Need a gift for a baby shower?

Have you been invited to a baby shower? Know someone who is expecting and you'll need a perfect baby gift? I want to suggest baby books (no surprise) but I want to go further and suggest you enroll the baby in your own personalized "book-of-the-month" club. If you purchase twelve books from the following list you can give one to the family each time you see them and in just a year the baby will have an invaluable library. He or she will have long outgrown the baby clothes and will rarely use the silver-plated rattle, but the books will become part of her day.

Month 1:
White on Black by Tana Hoban.

This little board book is perfect for babies who are just developing their sense of sight.
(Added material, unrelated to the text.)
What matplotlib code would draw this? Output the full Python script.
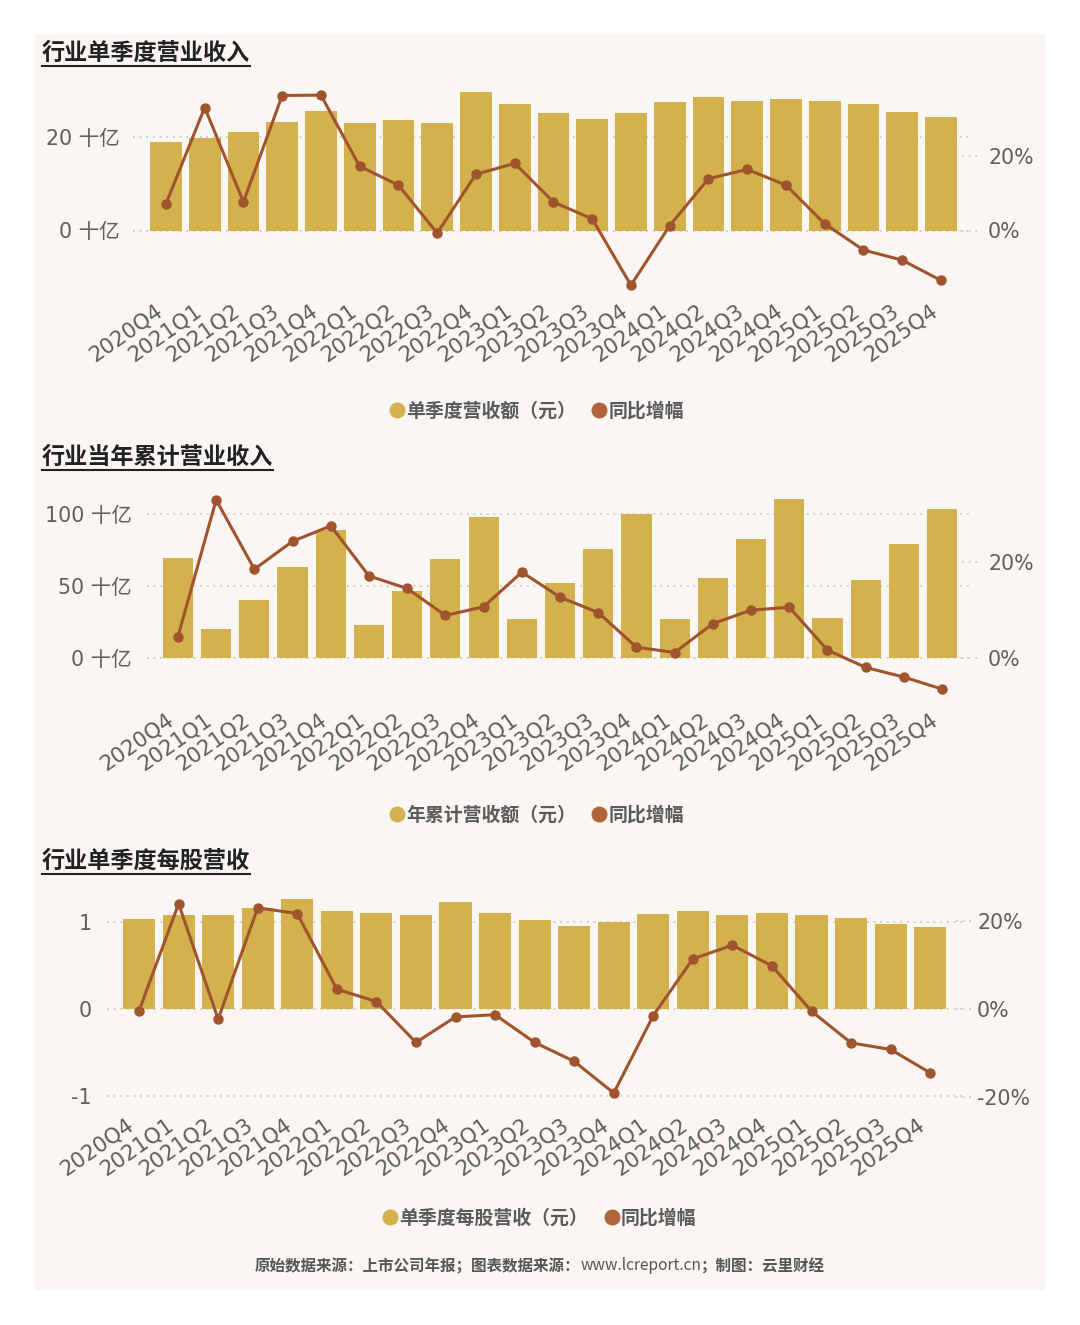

There are other black and white board books but what I like about this one is that the object are organized logically. A parent can talk about the objects even to a very young child and make connections between the things on facing pages. I would say "Look, there are four buttons on this page. One, two three, four. There are four more things here. What are they?" Of course I am answering my own questions but child development specialists have noted that even very young babies learn to listen for questions and fill the space after a question with an answering baby coo.

Month 2:
Clap Hands! by Helen Oxenbury

I'll recommend more Helen Oxenbury before this baby's year is out but I suggest you start with the large, clean board books about toddler activities. Clap Hands and the other books in the series have short rhyming text and parents will find themselves clapping their own hands and spinning the baby around inventing new baby games to go with Oxenbury's rhymes.

Month 3:
The Big Red Barn by Margaret Wise Brown

Let's assume that the baby in question will get a couple of copies of Goodnight Moon. Since that may well happen, look further into Margaret Wise Brown's extensive repertory to find another lyrical story that makes the ordinary extraordinary. Brown describes the dawn to dusk activities that are part of life on a farm. The words sound lovely, the rhythm is inviting and the details just right for babies and toddlers.